One of the reasons behind this, according to Volkaerts, is that if a system isn’t fully integrated and not able to handle the relationship between the complex medicine and the patient’s individual factors, it can be seen as higher risk – but Covid-19 has changed that.
“Not only has the pandemic driven the uptake of medicines management, it’s driven the uptake in medicines management when it comes to dealing with complex drugs, because it doesn’t do you any good to have part of the drug chart on an electronic system with a note on it to say ‘see paper chart’ when it comes to thing such as insulin,” Volkaerts adds.
“The irony about medicines management over the last 10 years is that in many ways, the most dangerous drugs were left on paper.”
While historically, complex medicines would be put in the “too difficult to deal with” category, Covid-19 has helped raised the bar.
Volkaerts argues the pandemic has helped with the evolution towards integrated medicine management systems which are able to handle complex drugs and can hold multiple pieces of information on patients. So instead of just having the drug chart, clinicians can also see things such as pathology information, blood sugar and blood pressure.
Changes in the industry
According to Phil Verplancke, product and ITS director at FDB (First Databank), there has not only been an increase in the usage of medicines management technology, but there have also been key changes in the industry’s dynamic.

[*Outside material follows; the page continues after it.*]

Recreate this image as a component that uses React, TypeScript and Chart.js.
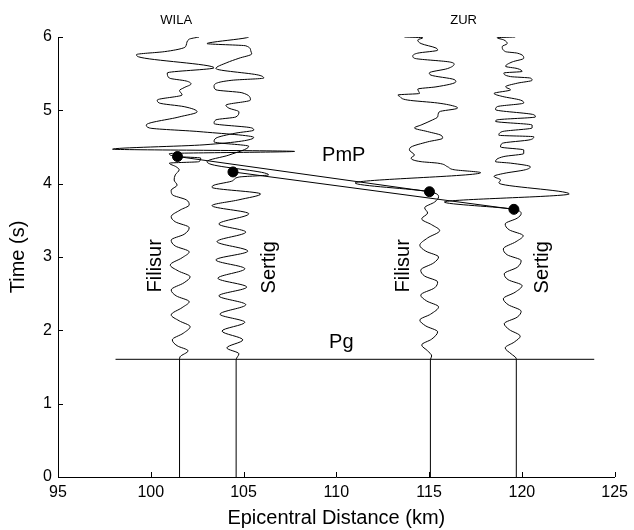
import React, { useEffect, useRef } from 'react';
import { Chart, registerables } from 'chart.js';

Chart.register(...registerables);

// ---- data: [time (s), epicentral distance (km)] ----
const filisurWila: number[][] = [
  [0.0, 101.55], [1.6, 101.55], [1.64, 101.58], [1.72, 102.01], [1.79, 101.42], [1.87, 101.16], [1.96, 101.75],
  [2.05, 102.12], [2.13, 101.53], [2.21, 101.1], [2.31, 101.69], [2.39, 102.07], [2.47, 101.37], [2.55, 101.1],
  [2.65, 101.8], [2.73, 102.12], [2.81, 101.48], [2.89, 101.05], [2.99, 101.69], [3.07, 102.07], [3.15, 101.32],
  [3.23, 101.1], [3.31, 101.8], [3.4, 102.07], [3.48, 101.32], [3.55, 101.1], [3.64, 101.58], [3.71, 102.07],
  [3.78, 101.91], [3.85, 101.16], [3.91, 101.1], [3.98, 101.42], [4.05, 101.26], [4.12, 101.32], [4.19, 101.53],
  [4.23, 101.37], [4.28, 101.0], [4.3, 102.6], [4.35, 102.69], [4.37, 101.42], [4.41, 101.0], [4.44, 107.75],
  [4.47, 97.94], [4.53, 102.87], [4.63, 105.55], [4.71, 102.6], [4.76, 99.92], [4.8, 99.76], [4.91, 101.53],
  [4.98, 102.5], [5.05, 101.8], [5.1, 100.46], [5.14, 100.35], [5.21, 101.69], [5.27, 101.55], [5.31, 101.8],
  [5.36, 102.17], [5.4, 101.91], [5.44, 101.0], [5.51, 100.89], [5.58, 103.41], [5.73, 99.34], [5.76, 99.23],
  [5.8, 100.73], [5.85, 101.75], [5.89, 101.91], [5.97, 102.07], [6.0, 102.6],
];

const sertigWila: number[][] = [
  [0.0, 104.6], [1.6, 104.6], [1.68, 104.75], [1.76, 104.1], [1.87, 104.96], [1.99, 103.84], [2.11, 105.07],
  [2.22, 103.73], [2.35, 105.12], [2.47, 103.67], [2.59, 105.17], [2.71, 103.62], [2.84, 105.07], [2.96, 103.51],
  [3.08, 105.23], [3.21, 103.57], [3.34, 105.12], [3.45, 103.67], [3.59, 105.28], [3.7, 103.3], [3.78, 104.75],
  [3.86, 105.92], [3.95, 103.3], [3.98, 103.41], [4.04, 104.42], [4.09, 104.75], [4.12, 106.35], [4.26, 103.3],
  [4.3, 103.03], [4.39, 104.21], [4.51, 105.28], [4.57, 103.41], [4.62, 103.51], [4.69, 104.59], [4.73, 105.55],
  [4.76, 105.44], [4.82, 103.41], [4.87, 103.51], [4.91, 104.59], [4.98, 104.75], [5.03, 104.21], [5.07, 104.05],
  [5.14, 105.37], [5.24, 104.91], [5.28, 103.51], [5.33, 103.41], [5.41, 104.37], [5.44, 106.09], [5.48, 105.82],
  [5.57, 103.51], [5.65, 104.1], [5.71, 104.75], [5.77, 105.44], [5.81, 105.39], [5.88, 105.12], [5.91, 103.03],
  [5.92, 103.14], [5.99, 105.17], [6.0, 105.28],
];

const filisurZur: number[][] = [
  [0.0, 115.07], [1.6, 115.07], [1.65, 115.14], [1.72, 114.92], [1.8, 114.6], [1.88, 115.14], [1.98, 115.46],
  [2.06, 114.82], [2.14, 114.5], [2.22, 115.08], [2.32, 115.51], [2.4, 114.87], [2.48, 114.55], [2.58, 115.3],
  [2.66, 115.46], [2.74, 114.76], [2.82, 114.55], [2.92, 115.25], [3.0, 115.51], [3.08, 114.82], [3.16, 114.5],
  [3.26, 114.92], [3.36, 115.57], [3.44, 115.14], [3.52, 114.6], [3.6, 114.92], [3.67, 114.76], [3.75, 115.3],
  [3.82, 115.51], [3.89, 115.02], [4.01, 111.01], [4.15, 117.78], [4.19, 116.35], [4.23, 116.0], [4.28, 115.46],
  [4.3, 114.57], [4.35, 114.03], [4.39, 114.21], [4.46, 113.94], [4.5, 114.03], [4.57, 114.92], [4.62, 115.73],
  [4.66, 115.64], [4.71, 114.92], [4.76, 114.21], [4.8, 114.57], [4.87, 115.19], [4.91, 115.46], [4.98, 115.55],
  [5.03, 116.53], [5.05, 116.44], [5.1, 115.46], [5.14, 113.85], [5.19, 113.41], [5.21, 113.32], [5.23, 114.48],
  [5.29, 114.39], [5.32, 115.37], [5.39, 116.44], [5.42, 116.35], [5.48, 115.1], [5.51, 115.01], [5.57, 116.0],
  [5.63, 116.35], [5.66, 116.09], [5.71, 114.21], [5.74, 114.12], [5.78, 114.39], [5.82, 115.46], [5.85, 115.37],
  [5.91, 114.57], [5.96, 114.39], [5.99, 114.66], [6.0, 113.67],
];

const sertigZur: number[][] = [
  [0.0, 119.7], [1.6, 119.7], [1.62, 119.69], [1.68, 119.42], [1.76, 119.1], [1.84, 119.59], [1.92, 119.91],
  [2.01, 119.32], [2.09, 119.05], [2.18, 119.75], [2.26, 119.96], [2.35, 119.26], [2.43, 119.0], [2.52, 119.64],
  [2.61, 120.01], [2.69, 119.26], [2.77, 119.05], [2.86, 119.75], [2.95, 119.96], [3.03, 119.21], [3.11, 119.0],
  [3.21, 119.69], [3.29, 120.07], [3.37, 119.32], [3.45, 119.1], [3.53, 119.75], [3.59, 119.96], [3.65, 119.57],
  [3.75, 115.82], [3.86, 122.55], [4.01, 118.76], [4.05, 118.85], [4.1, 118.5], [4.14, 119.03], [4.19, 120.19],
  [4.23, 120.46], [4.28, 119.39], [4.3, 118.58], [4.37, 119.03], [4.41, 120.1], [4.46, 120.1], [4.5, 118.85],
  [4.55, 118.94], [4.6, 120.46], [4.64, 120.64], [4.66, 118.76], [4.71, 118.94], [4.76, 120.55], [4.8, 120.55],
  [4.85, 118.58], [4.87, 118.67], [4.91, 120.73], [4.94, 120.64], [5.01, 118.58], [5.05, 118.67], [5.1, 120.1],
  [5.14, 119.92], [5.19, 118.94], [5.23, 118.5], [5.28, 119.39], [5.32, 119.12], [5.37, 119.75], [5.41, 120.55],
  [5.44, 120.46], [5.46, 119.39], [5.51, 119.03], [5.53, 120.01], [5.57, 119.75], [5.6, 119.12], [5.66, 119.48],
  [5.71, 120.1], [5.78, 119.75], [5.8, 119.12], [5.87, 118.94], [5.91, 119.21], [5.96, 119.03], [5.99, 118.67],
  [6.0, 119.64],
];

// PmP picks: Filisur@WILA, Sertig@WILA, Filisur@ZUR, Sertig@ZUR
const pmpPickDistance = [101.44, 104.43, 115.02, 119.57];
const pmpPickTime = [4.37, 4.16, 3.89, 3.65];

// Pg onset line
const pgTime = 1.605;
const pgDistanceRange = [98.1, 123.9];

// axis ranges / ticks
const distanceRange = [95, 125];
const timeRange = [0, 6];
const distanceStep = 5;
const timeStep = 1;

// text annotations (data units)
const stationLabels = [
  { text: 'WILA', x: 101.37, t: 6.23 },
  { text: 'ZUR', x: 116.86, t: 6.23 },
];
const phaseLabels = [
  { text: 'PmP', x: 110.4, t: 4.38 },
  { text: 'Pg', x: 110.27, t: 1.83 },
];
const eventLabels = [
  { text: 'Filisur', x: 100.25, t: 2.88 },
  { text: 'Sertig', x: 106.38, t: 2.86 },
  { text: 'Filisur', x: 113.63, t: 2.88 },
  { text: 'Sertig', x: 121.13, t: 2.86 },
];

const FONT = "'Liberation Sans', Arial, Helvetica, sans-serif";

const toPoints = (rows: number[][]) => rows.map(([t, d]) => ({ x: d, y: t }));

const traceDataset = (label: string, rows: number[][]) => ({
  label,
  data: toPoints(rows),
  borderColor: '#000',
  borderWidth: 1,
  pointRadius: 0,
  fill: false,
  indexAxis: 'y',
  cubicInterpolationMode: 'monotone',
});

const decorPlugin = {
  id: 'decor',
  afterDraw(chart: any) {
    const { ctx, chartArea } = chart;
    const xs = chart.scales.x;
    const ys = chart.scales.y;
    ctx.save();
    ctx.strokeStyle = '#000';
    ctx.lineWidth = 1;
    // inward ticks
    xs.ticks.forEach((tk: any) => {
      const px = Math.round(xs.getPixelForValue(tk.value)) + 0.5;
      ctx.beginPath();
      ctx.moveTo(px, chartArea.bottom);
      ctx.lineTo(px, chartArea.bottom - 5);
      ctx.stroke();
    });
    ys.ticks.forEach((tk: any) => {
      const py = Math.round(ys.getPixelForValue(tk.value)) + 0.5;
      ctx.beginPath();
      ctx.moveTo(chartArea.left, py);
      ctx.lineTo(chartArea.left + 5, py);
      ctx.stroke();
    });
    ctx.fillStyle = '#000';
    ctx.textAlign = 'center';
    ctx.textBaseline = 'middle';
    ctx.font = `13px ${FONT}`;
    stationLabels.forEach((l) => {
      ctx.fillText(l.text, xs.getPixelForValue(l.x), ys.getPixelForValue(l.t));
    });
    ctx.font = `20px ${FONT}`;
    phaseLabels.forEach((l) => {
      ctx.fillText(l.text, xs.getPixelForValue(l.x), ys.getPixelForValue(l.t));
    });
    eventLabels.forEach((l) => {
      ctx.save();
      ctx.translate(xs.getPixelForValue(l.x), ys.getPixelForValue(l.t));
      ctx.rotate(-Math.PI / 2);
      ctx.fillText(l.text, 0, 0);
      ctx.restore();
    });
    ctx.restore();
  },
};

export default function App() {
  const canvasRef = useRef<HTMLCanvasElement | null>(null);

  useEffect(() => {
    if (!canvasRef.current) return;
    Chart.defaults.font.family = FONT;
    Chart.defaults.color = '#000';

    const picks = pmpPickDistance.map((d, i) => ({ x: d, y: pmpPickTime[i] }));

    const chart = new Chart(canvasRef.current, {
      type: 'line',
      data: {
        datasets: [
          traceDataset('Filisur WILA', filisurWila),
          traceDataset('Sertig WILA', sertigWila),
          traceDataset('Filisur ZUR', filisurZur),
          traceDataset('Sertig ZUR', sertigZur),
          {
            label: 'Pg',
            data: pgDistanceRange.map((d) => ({ x: d, y: pgTime })),
            borderColor: '#000',
            borderWidth: 1,
            pointRadius: 0,
            fill: false,
          },
          {
            label: 'PmP Filisur',
            data: [picks[0], picks[2]],
            borderColor: '#000',
            borderWidth: 1,
            pointRadius: 0,
            fill: false,
          },
          {
            label: 'PmP Sertig',
            data: [picks[1], picks[3]],
            borderColor: '#000',
            borderWidth: 1,
            pointRadius: 0,
            fill: false,
          },
          {
            label: 'PmP picks',
            data: picks,
            showLine: false,
            pointRadius: 5,
            pointBorderWidth: 1,
            pointBackgroundColor: '#000',
            pointBorderColor: '#000',
            borderColor: '#000',
          },
        ] as any,
      },
      options: {
        animation: false,
        responsive: false,
        devicePixelRatio: 1,
        events: [],
        layout: { padding: { top: 37, right: 16, left: 0, bottom: 0 } },
        plugins: { legend: { display: false }, tooltip: { enabled: false } },
        scales: {
          x: {
            type: 'linear',
            position: 'bottom',
            min: distanceRange[0],
            max: distanceRange[1],
            ticks: { stepSize: distanceStep, color: '#000', font: { size: 16 }, padding: 6, maxRotation: 0, autoSkip: false },
            grid: { drawOnChartArea: false, drawTicks: false },
            border: { display: true, color: '#000', width: 1 },
            title: { display: true, text: 'Epicentral Distance (km)', color: '#000', font: { size: 20 }, padding: { top: 0, bottom: 0 } },
            afterFit: (s: any) => { s.height = 53; },
          },
          y: {
            type: 'linear',
            position: 'left',
            min: timeRange[0],
            max: timeRange[1],
            ticks: { stepSize: timeStep, color: '#000', font: { size: 16 }, padding: 6 },
            grid: { drawOnChartArea: false, drawTicks: false },
            border: { display: true, color: '#000', width: 1 },
            title: { display: true, text: 'Time (s)', color: '#000', font: { size: 20 }, padding: { top: 6, bottom: 0 } },
            afterFit: (s: any) => { s.width = 58; },
          },
        },
      } as any,
      plugins: [decorPlugin],
    });
    return () => chart.destroy();
  }, []);

  return (
    <div style={{ position: 'absolute', left: 0, top: 0, width: 634, height: 530, background: '#fff' }}>
      <canvas ref={canvasRef} width={634} height={530} style={{ display: 'block' }} />
    </div>
  );
}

“We work with many clients who provide electronic prescribing and dispensing systems in hospitals, and our clinical decision support solutions are used within many medicines management systems to provide quality and safety checks,” he adds.
“We have seen a marked uptake in FDB’s solutions in the last year, both in terms of the number of vendor partners integrating with our solutions and the number of trusts and other healthcare providers adopting electronic prescribing and medicines administration systems. We have also seen an increase in the engagement we are having with staff across these providers which is hugely beneficial.”
Over the last 12 months, the company had witnessed the collaboration dynamic evolve, Verplancke says.
“Working together to solve problems in the clinical front line is now much easier,” he explains.
“This is due in part to Covid, but also results from the frameworks that NHSX have created in the drive towards interoperability – for example, holding multiple hackathons and encouraging vendor involvement.”
Being highly usable
On a final note, when it comes to medicines management, what is needed is not only a robust EPMA system that supports patient safety but one that is also highly usable.
“You’ve got to have the right level of senior sponsorship internally, from an NHS perspective, and the right level of resources,” Elverson from Civica argues.
“And then you’ve got to have the right level of expertise to apply and align with the right level of acceleration through an EPMA programme at certain stages of a project.”
The pandemic has shown that the NHS can digitise at speed, she adds, and next steps will be how they can integrate the EPMA with other systems.
“There are lots of things outside of just a trust having their own EPMA system. It’s now about how you can take that information and it becomes something else that’s bigger for patient care,” Elverson concludes.
Dr. Mashiur Rahman
26 August 2021 @ 06:38
This is a nice example of how digital technologies can now play a part in medicines management from electronic prescribing and medicines administration to the use of robotics in dispensing and supply. When it works well, it makes the working lives of clinicians easier and improves patient outcomes.